* start Stored rows *

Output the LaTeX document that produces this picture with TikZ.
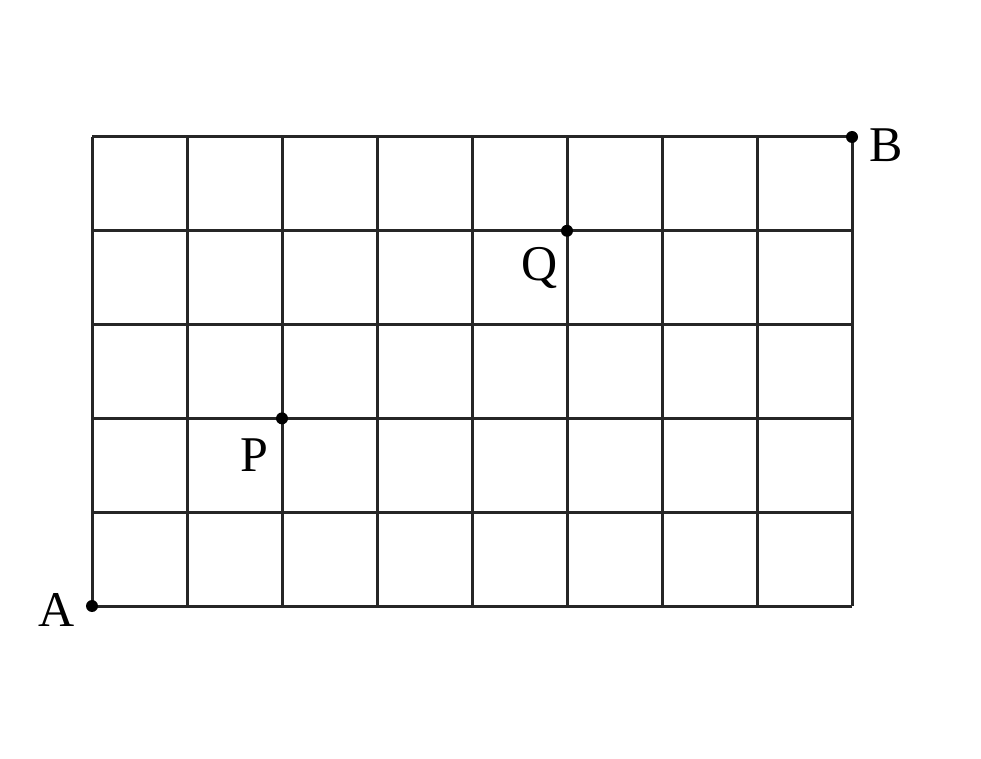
\documentclass[tikz,border=0pt]{standalone}
\usepackage{fontspec}
\setmainfont{Liberation Serif}
\tikzset{
  gridline/.style={line width=1.5pt, black!85},
  pt/.style={circle, fill=black, inner sep=0pt, minimum size=6pt},
  lbl/.style={font=\fontsize{25}{25}\selectfont, inner sep=0pt}
}
\begin{document}
\begin{tikzpicture}[x=0.5pt,y=-0.5pt]
\useasboundingbox (0,0) rectangle (981,759);
\foreach \i in {0,...,8} {
  \draw[gridline] ({92+95*\i},137) -- ({92+95*\i},606);
}
\foreach \j in {0,...,5} {
  \draw[gridline] (92,{137+93.8*\j}) -- (852,{137+93.8*\j});
}
\node[pt] (A) at (92,606) {};
\node[pt] (B) at (852,137) {};
\node[pt] (P) at (282,418.4) {};
\node[pt] (Q) at (567,230.8) {};
\node[lbl] (lA) at (57,610) {A};
\node[lbl] (lB) at (886,145) {B};
\node[lbl] (lP) at (254,455) {P};
\node[lbl] (lQ) at (540,268) {Q};
\end{tikzpicture}
\end{document}
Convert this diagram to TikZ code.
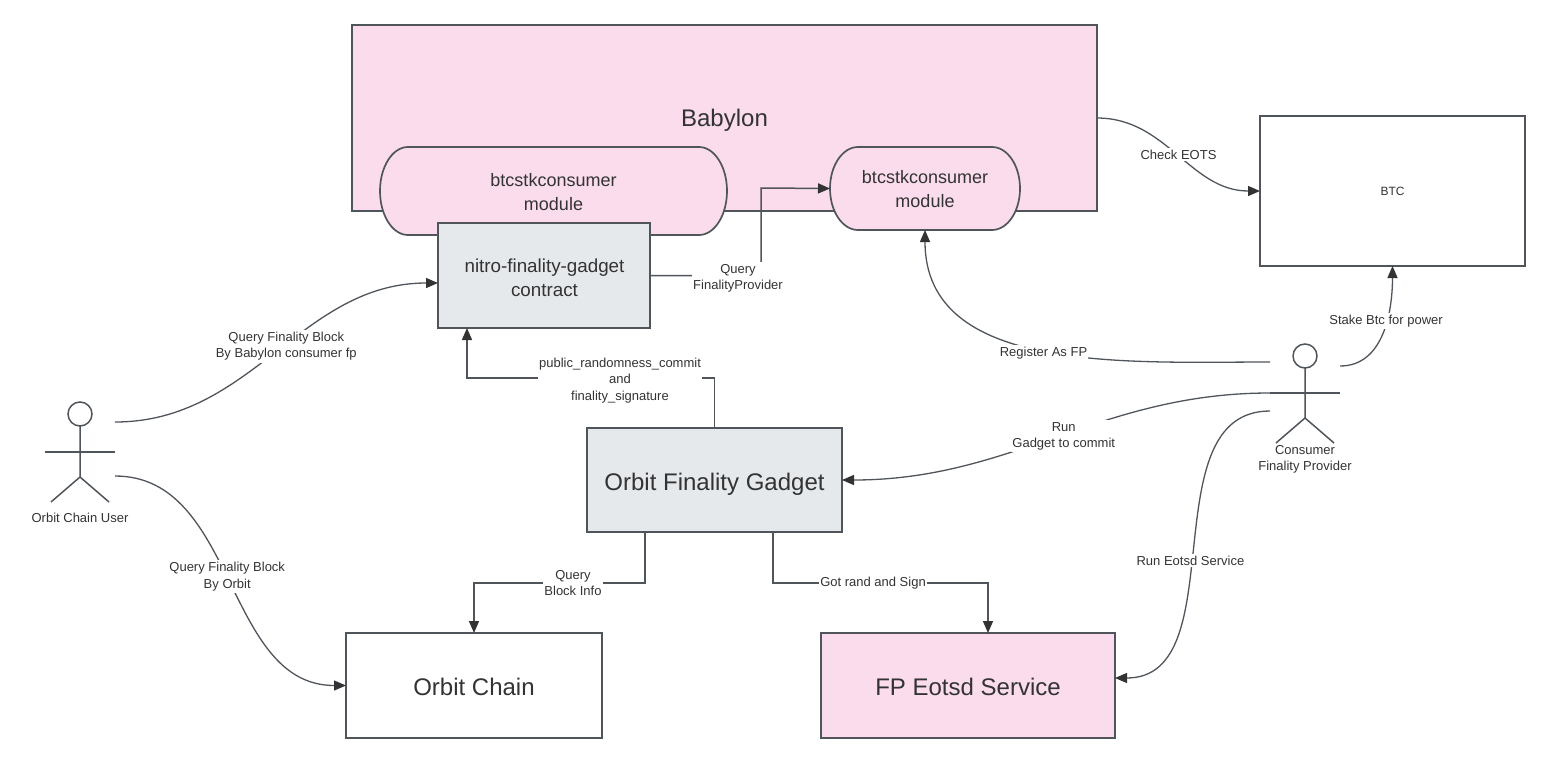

* end Stored rows *

| What to produce |
Reproduce every entry word for word, but skip any pictures.

| Reply to the task |
Output the LaTeX document that produces this picture with TikZ.
\documentclass[tikz,border=0pt]{standalone}
\usepackage{fontspec}
\setmainfont{Liberation Serif}
\tikzset{
  gridline/.style={line width=1.5pt, black!85},
  pt/.style={circle, fill=black, inner sep=0pt, minimum size=6pt},
  lbl/.style={font=\fontsize{25}{25}\selectfont, inner sep=0pt}
}
\begin{document}
\begin{tikzpicture}[x=0.5pt,y=-0.5pt]
\useasboundingbox (0,0) rectangle (981,759);
\foreach \i in {0,...,8} {
  \draw[gridline] ({92+95*\i},137) -- ({92+95*\i},606);
}
\foreach \j in {0,...,5} {
  \draw[gridline] (92,{137+93.8*\j}) -- (852,{137+93.8*\j});
}
\node[pt] (A) at (92,606) {};
\node[pt] (B) at (852,137) {};
\node[pt] (P) at (282,418.4) {};
\node[pt] (Q) at (567,230.8) {};
\node[lbl] (lA) at (57,610) {A};
\node[lbl] (lB) at (886,145) {B};
\node[lbl] (lP) at (254,455) {P};
\node[lbl] (lQ) at (540,268) {Q};
\end{tikzpicture}
\end{document}
Convert this diagram to TikZ code.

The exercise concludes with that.